Laced With Style
A touch of class can be added to any occasion serving food or drinks with QAR’s Embossed White Tray Papers with their decorative, yet subtle, lace pattern. From society weddings offering traditional silver service, to casual summer gatherings with drinks served on the lawn, these tray papers will add a decorative finishing touch to any presentation.
Providing a barrier between the food, the utensils, and the serving tray, and making cleaning up easier without any compromise to appearance or function, these disposable tray papers are the ideal solution for adding that extra element of elegance to any event.
Typically lending themselves to a more traditional presentation, they are popular in venues where silver service is the order of the day.
Silver service has now come to be recognised as any top class service in high end establishments. Traditionally, however, it is a more specific type of service following the highest echelons of etiquette.
From the late 17th and early 18th century in British upper class mansions and estates, traditional silver service was practiced at every meal.
Traditional silver service involves dishes being served by a waiter at the table, transferring food from a serving dish to the guest’s plate, always from the left, using a serving fork with a spoon underneath to make a pincer like tool.
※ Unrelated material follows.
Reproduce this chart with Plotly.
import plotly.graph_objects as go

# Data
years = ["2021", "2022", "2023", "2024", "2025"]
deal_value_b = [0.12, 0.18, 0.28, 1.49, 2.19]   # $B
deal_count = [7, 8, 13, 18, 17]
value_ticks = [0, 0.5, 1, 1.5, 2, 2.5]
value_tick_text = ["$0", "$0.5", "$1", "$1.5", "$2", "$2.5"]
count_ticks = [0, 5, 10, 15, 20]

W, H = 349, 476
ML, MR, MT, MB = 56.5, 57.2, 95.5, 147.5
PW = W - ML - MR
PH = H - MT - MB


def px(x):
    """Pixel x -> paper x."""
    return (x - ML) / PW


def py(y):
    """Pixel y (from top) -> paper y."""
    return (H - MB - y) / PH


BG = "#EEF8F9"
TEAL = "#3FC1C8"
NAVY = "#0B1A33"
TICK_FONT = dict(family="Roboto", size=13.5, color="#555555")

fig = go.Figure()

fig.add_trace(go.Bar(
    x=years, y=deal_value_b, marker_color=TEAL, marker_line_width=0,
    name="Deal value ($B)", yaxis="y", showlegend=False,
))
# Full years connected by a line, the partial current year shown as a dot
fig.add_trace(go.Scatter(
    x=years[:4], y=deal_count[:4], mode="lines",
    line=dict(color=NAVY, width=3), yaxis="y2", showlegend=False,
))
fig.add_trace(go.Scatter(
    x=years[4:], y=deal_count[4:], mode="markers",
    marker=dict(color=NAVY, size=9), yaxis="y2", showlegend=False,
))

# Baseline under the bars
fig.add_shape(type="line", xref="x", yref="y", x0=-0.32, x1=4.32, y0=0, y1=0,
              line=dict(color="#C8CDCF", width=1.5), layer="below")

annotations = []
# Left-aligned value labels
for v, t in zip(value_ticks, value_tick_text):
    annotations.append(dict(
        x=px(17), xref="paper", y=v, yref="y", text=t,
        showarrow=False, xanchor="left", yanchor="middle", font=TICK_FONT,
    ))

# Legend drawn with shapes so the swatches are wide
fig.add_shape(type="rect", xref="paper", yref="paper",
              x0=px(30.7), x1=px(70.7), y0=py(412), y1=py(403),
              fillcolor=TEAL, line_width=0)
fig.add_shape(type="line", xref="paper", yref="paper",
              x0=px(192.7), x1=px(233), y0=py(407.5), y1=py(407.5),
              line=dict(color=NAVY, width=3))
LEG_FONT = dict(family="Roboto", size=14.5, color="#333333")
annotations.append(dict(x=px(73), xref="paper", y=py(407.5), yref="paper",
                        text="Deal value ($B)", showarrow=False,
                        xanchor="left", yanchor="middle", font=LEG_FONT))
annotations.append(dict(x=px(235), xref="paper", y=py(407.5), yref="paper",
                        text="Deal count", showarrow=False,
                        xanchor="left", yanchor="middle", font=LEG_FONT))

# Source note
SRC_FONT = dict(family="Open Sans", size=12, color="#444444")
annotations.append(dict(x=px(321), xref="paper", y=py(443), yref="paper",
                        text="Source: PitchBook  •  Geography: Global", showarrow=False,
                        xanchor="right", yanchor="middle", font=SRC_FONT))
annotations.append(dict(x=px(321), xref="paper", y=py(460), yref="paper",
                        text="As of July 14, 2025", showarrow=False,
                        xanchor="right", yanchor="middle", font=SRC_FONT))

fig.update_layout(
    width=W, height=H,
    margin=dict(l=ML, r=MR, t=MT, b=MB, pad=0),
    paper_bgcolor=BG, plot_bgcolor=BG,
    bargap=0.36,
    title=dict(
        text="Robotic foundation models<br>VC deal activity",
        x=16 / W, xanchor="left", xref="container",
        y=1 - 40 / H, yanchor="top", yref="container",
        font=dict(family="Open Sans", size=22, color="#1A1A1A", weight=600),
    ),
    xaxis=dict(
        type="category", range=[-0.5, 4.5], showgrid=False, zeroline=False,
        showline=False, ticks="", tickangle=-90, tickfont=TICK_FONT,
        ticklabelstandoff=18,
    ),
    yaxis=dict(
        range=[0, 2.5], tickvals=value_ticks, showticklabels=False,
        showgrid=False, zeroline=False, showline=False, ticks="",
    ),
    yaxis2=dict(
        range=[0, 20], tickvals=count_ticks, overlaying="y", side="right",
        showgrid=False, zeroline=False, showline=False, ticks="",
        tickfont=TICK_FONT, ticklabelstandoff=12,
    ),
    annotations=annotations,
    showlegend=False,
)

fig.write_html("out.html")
Historically of course, these dishes and utensils were all made of solid silver.
The guest to the host's right is served first, usually a female guest. Service continues anti - clockwise ending with the host. At a wedding, first served would be the bride, then the bride’s mother and then the groom. Glasses are arranged in a diagonal from the right, for water and each wine, according to the course. The plates are then cleared from the right.
Staff work simultaneously to make sure the process is seamless - an art.
In butler service, however, the diner helps themselves from a serving plate held by the butler. Traditionally, butler service was offered on Sunday evenings, when the usual waiting staff of the aristocratic families had the evening free, and the butler would help out at dinner, not his usual service!
There are many variations to this traditional service and even the most formal is still practiced to this day.
Today, however, dining experiences tend to be quicker and more casual than those of 18th century Britain, but the classic embossed lace design on our white tray papers are a nod to this era.
Bring a touch of the traditional to your modern day events with a classic, yet contemporary, design which will enhance your presentation whilst making the cleaning up easier.